### Exercise data
[Start]
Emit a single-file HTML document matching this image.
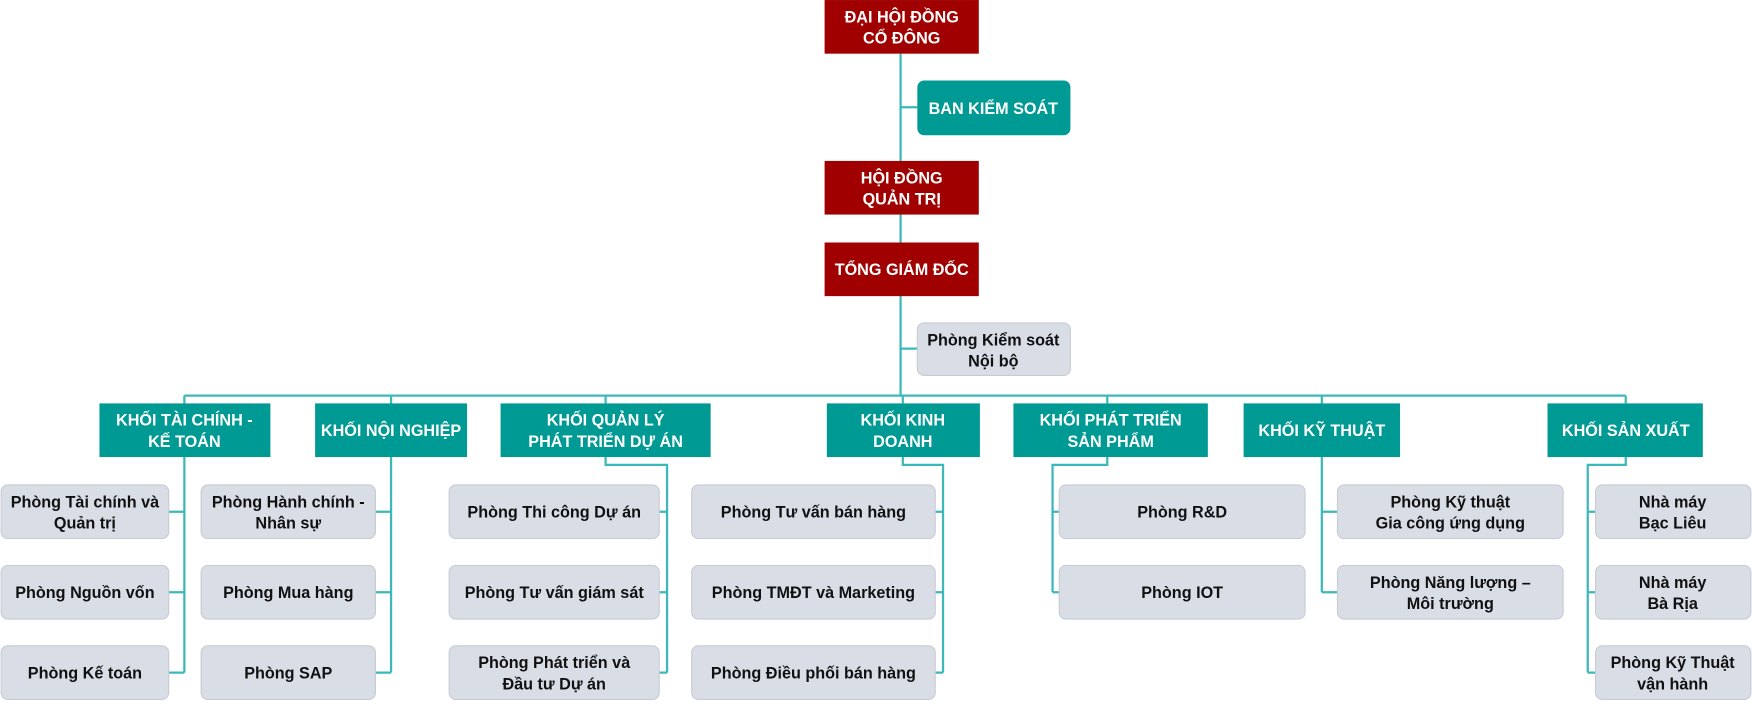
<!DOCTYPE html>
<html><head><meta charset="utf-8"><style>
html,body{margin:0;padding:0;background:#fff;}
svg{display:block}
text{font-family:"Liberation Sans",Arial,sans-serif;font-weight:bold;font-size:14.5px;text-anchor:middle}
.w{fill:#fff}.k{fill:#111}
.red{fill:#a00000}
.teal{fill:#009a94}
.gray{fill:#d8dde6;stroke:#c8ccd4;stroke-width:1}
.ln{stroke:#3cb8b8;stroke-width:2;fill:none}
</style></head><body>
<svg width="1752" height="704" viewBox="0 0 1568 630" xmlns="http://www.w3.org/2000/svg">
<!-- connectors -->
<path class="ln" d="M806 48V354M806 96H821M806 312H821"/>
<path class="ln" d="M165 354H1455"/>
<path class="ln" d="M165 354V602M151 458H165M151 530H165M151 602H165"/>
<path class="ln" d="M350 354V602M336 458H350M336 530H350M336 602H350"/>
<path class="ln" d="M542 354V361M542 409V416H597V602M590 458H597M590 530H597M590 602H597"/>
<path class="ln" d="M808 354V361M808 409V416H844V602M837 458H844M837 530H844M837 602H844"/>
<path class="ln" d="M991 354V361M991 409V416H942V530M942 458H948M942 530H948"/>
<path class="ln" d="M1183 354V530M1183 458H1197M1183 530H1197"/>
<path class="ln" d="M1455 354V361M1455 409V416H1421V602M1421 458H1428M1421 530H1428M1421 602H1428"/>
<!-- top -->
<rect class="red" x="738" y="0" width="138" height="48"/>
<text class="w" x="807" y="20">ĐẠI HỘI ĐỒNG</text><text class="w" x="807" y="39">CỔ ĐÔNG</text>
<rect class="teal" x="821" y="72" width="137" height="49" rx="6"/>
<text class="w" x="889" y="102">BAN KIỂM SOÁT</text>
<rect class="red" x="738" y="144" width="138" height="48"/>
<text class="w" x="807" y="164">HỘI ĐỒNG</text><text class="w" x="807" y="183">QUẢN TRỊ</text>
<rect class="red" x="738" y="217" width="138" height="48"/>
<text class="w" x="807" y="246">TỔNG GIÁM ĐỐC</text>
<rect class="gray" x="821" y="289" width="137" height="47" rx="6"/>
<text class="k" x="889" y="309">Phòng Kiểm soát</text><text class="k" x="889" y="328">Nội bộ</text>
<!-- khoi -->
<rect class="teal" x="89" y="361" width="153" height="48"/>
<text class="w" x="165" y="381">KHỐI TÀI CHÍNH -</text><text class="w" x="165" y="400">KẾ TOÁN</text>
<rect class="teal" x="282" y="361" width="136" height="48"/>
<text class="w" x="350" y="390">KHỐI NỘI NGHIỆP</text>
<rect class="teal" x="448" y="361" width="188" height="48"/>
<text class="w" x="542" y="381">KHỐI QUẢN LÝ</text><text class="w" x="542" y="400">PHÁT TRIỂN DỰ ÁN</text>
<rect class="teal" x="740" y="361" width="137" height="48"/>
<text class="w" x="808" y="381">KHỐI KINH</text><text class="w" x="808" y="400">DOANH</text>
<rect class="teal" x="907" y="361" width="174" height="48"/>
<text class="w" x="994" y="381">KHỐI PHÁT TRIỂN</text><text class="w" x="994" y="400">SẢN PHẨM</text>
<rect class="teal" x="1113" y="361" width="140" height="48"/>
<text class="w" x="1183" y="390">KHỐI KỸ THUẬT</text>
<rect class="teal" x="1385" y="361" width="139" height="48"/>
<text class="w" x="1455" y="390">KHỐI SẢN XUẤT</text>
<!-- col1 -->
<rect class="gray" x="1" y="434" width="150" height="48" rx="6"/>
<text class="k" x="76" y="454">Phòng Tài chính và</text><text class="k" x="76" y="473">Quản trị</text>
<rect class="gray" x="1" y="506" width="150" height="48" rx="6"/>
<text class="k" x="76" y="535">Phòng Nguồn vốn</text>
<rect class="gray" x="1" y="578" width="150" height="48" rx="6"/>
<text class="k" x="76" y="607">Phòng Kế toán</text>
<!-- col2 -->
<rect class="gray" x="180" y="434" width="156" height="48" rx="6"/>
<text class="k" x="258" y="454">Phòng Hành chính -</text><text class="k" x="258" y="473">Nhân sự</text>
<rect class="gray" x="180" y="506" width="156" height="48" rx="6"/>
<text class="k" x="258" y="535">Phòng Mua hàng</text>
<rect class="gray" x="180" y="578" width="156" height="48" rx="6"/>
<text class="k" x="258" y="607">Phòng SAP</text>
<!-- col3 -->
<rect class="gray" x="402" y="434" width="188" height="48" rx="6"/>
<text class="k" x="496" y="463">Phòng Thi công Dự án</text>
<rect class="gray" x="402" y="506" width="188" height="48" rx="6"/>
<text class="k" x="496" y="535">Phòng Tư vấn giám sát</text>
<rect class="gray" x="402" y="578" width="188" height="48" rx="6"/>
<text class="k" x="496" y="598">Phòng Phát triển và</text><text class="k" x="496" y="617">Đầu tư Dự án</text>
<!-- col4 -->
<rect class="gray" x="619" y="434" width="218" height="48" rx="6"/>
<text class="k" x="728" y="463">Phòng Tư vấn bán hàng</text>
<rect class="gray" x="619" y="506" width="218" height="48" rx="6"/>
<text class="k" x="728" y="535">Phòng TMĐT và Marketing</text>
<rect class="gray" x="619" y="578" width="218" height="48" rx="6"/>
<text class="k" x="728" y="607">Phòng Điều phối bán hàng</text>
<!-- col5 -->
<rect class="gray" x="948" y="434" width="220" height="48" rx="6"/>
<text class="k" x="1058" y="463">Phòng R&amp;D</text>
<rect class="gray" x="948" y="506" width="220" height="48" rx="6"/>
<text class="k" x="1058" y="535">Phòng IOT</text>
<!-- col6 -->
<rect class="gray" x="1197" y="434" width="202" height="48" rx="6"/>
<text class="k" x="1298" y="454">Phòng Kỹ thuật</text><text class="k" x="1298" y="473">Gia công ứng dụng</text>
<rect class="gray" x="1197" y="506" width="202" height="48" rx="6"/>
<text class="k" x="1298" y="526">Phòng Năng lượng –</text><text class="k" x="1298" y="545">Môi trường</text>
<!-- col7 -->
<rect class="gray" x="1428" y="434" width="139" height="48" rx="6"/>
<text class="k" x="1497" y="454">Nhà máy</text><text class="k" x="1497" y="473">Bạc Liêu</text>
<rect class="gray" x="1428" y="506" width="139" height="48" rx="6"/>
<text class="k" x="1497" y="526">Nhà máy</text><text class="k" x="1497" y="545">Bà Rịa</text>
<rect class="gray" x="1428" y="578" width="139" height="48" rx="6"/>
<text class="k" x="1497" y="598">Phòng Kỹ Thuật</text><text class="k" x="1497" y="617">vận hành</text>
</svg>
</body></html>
[End]
[Start]
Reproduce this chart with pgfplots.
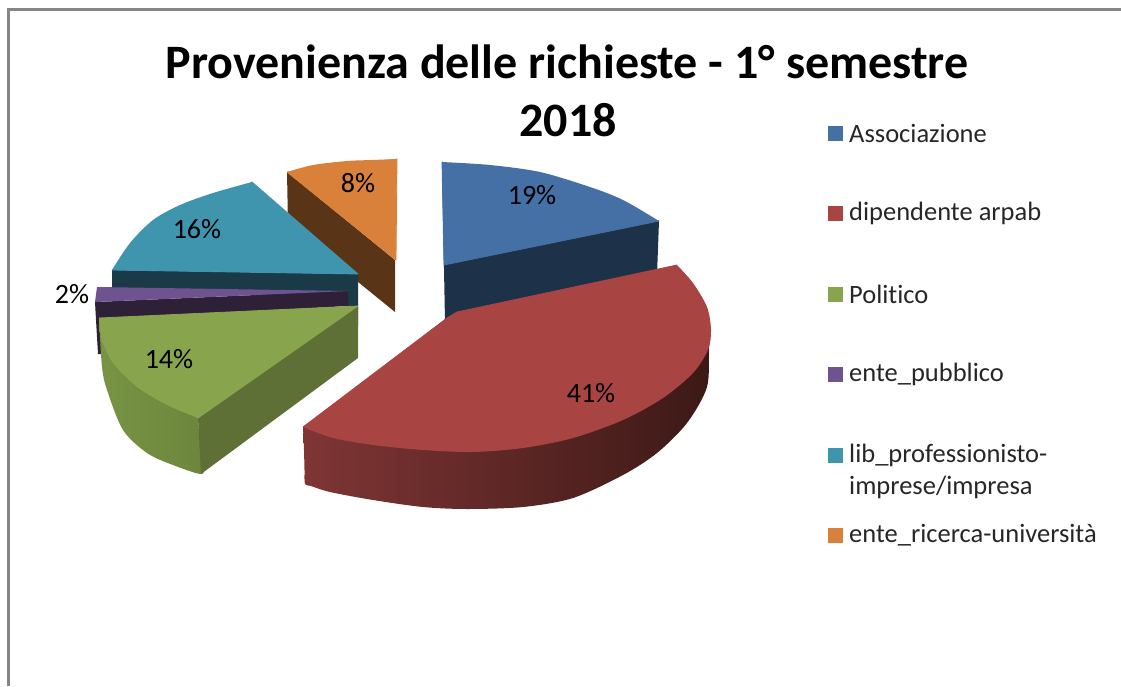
[End]
Identify every line above with the string "this" in it. Copy those lines.

### Answer below
Emit a single-file HTML document matching this image.
Reproduce this chart with pgfplots.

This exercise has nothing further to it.